“My students love it,” she said. “It hasn’t changed the content, but it has definitely changed the way I deliver the content.”
That from an article on what I consider to be the oh so awful wonders of tablet technology and more in a school as reported by the Houston Chronicle. A sentence that in many ways captures the problem with technology integration in schools around the world.
In this particular Houston area school, learning is being gamified. Students get points for right answers, and they get more points for getting the right answers first. Learning is a competition. And of course the kids love it, because it’s making the exceeding dull learning of the traditional curriculum “new.” Oh, and then there’s this:
Another technological tool that has changed Johnson’s teaching style is the Samsung All-Share Cast, which provides wireless streaming of content from a device to a big screen. “As I move around the classroom, I can project from my tablet,” Johnson said. “That was something I really wanted. I didn’t want to stand in front of a classroom tied to a whiteboard and I didn’t want to be tied to a tablet.” Now, the teacher is no longer tethered to one spot.
As if she ever was.
Wow. Happy teachers. Happy students. Modern classrooms.
Welcome to the low hanging-fruit of edtech, where we embrace any technology that brightens up kids’ eyes and makes disengagement go away, even for the short term. And in our never ending (“Keep it new!”) chase to find new apps and devices to get kids to stop thinking about the stuff that they really want to do and learn, we’re training them to be even more dependent, more compliant, more inside the box that we build for them.
I take with a very large grain of salt anyone who talks about transformation through technology these days, because as with much of the language we use to describe what we do in education, that “T” word has been co-opted by vendors and lawmakers to mean almost anything that you can purchase enough of for every classroom or every student as long as it’s been proven to raise student achievement or engagement. By diminishing the “T” word to the tangible, those folks reap not only the monetary rewards of the goods they peddle, but also the political rewards of being able to “measure” the outcome. I mean what would happen if technology became more than just about “changing the way I deliver the content?”

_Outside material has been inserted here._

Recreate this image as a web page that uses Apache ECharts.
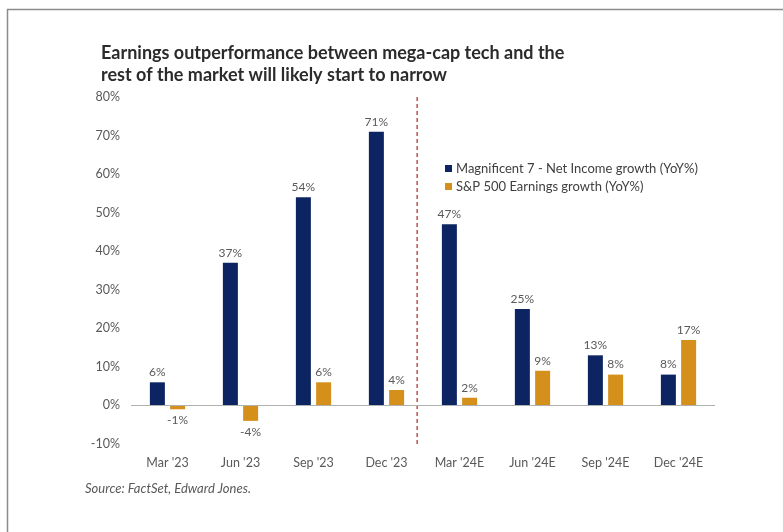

In a brilliant essay titled Against School by the late Aaron Schwartz that’s just being published in a new book about his life, he writes:
Now it’s reasonable to believe that all of these things have flaws—that schools, for example, could do a better job of teaching students. After all, things can always be improved, sometimes quite a lot. But when you go further and say that schools are not only bad at teaching people, but that they’re not about teaching people at all—well, that’s when things get scary. Because if schools aren’t about teaching people, that means everything we’ve been told about them is a lie. And if everybody is lying to us, then, well, that does start to sound like a conspiracy theory.
Read the whole essay, which is a pretty savage indictment about what we’ve created, most of which I think he argues pretty well. When you look at the ways in which we have “integrated” technology into the teaching profession, I think it’s quite obvious that it’s really not about teaching kids to learn. It’s about teaching them our stuff with glitzy new tools that will hold our kids’ attention for something longer than a textbook.
Yet teaching kids to learn is the coin of the realm. And using technology can be an integral part of that, though it’s not a requirement. Because with technology or not, teaching kids to learn first requires shifting agency and power over the learning to the learner (the intangible.) It’s not about content delivery. It’s not about the teacher being able to “teach” from all parts of the room. It’s about kids choosing what to learn and how to learn it, and then experiencing the joys and suffering the pains of doing that. But that’s where engagement comes from. Not from points for getting the right answer. But from truly caring about the experience.
This all has been on my mind a lot lately, primarily because of two quotes I read recently. The first, is by Seymour Papert, who wrote:
Success in the slowly changing worlds of past centuries came from being able to do well what you were taught to do. Success in the rapidly changing world of the future depends on being able to do well what you were not taught to do.
I love that juxtaposition so much, and it’s powerfully true. And in that is the recognition that to do well at things not taught, you need to be an engaged, passionate learner. How many of those kids in that Houston classroom are developing the dispositions and skills to learn on their own, I wonder? My guess is very few. Imagine the difference.
And that leads me to the second quote, a very simple one that is shared by Teemu Leinonen, a Finnish educator who was a part of a visioning team for his country’s path forward regarding education. Here’s the vision they came up with:
A country where everyone loves learning.
Um, yeah. That gets it. Imagine if that was the vision for every country, every school, every classroom. What a different world that would be.
I know that it looks like those children in that Houston classroom are loving learning. But what happens when they’re asked to organize their own learning with their own technologies? How much will our very simple uses of edtech help them at that point?
Sigh. For too many, “learning” is little more than compliance to a teacher and a pre-determined, what-you-need-to-do-until-you’re-done curriculum. When technology disrupts the way we do school and provides equity, we will have something new. With a blind faith, the masses acquiesce to educational institutions for the promise of a better life in the world after school. While many are agnostics, the atheists are often viewed as against rather than for other possibilities. The Learner Reformation is about learning being determined by the learners. This I believe.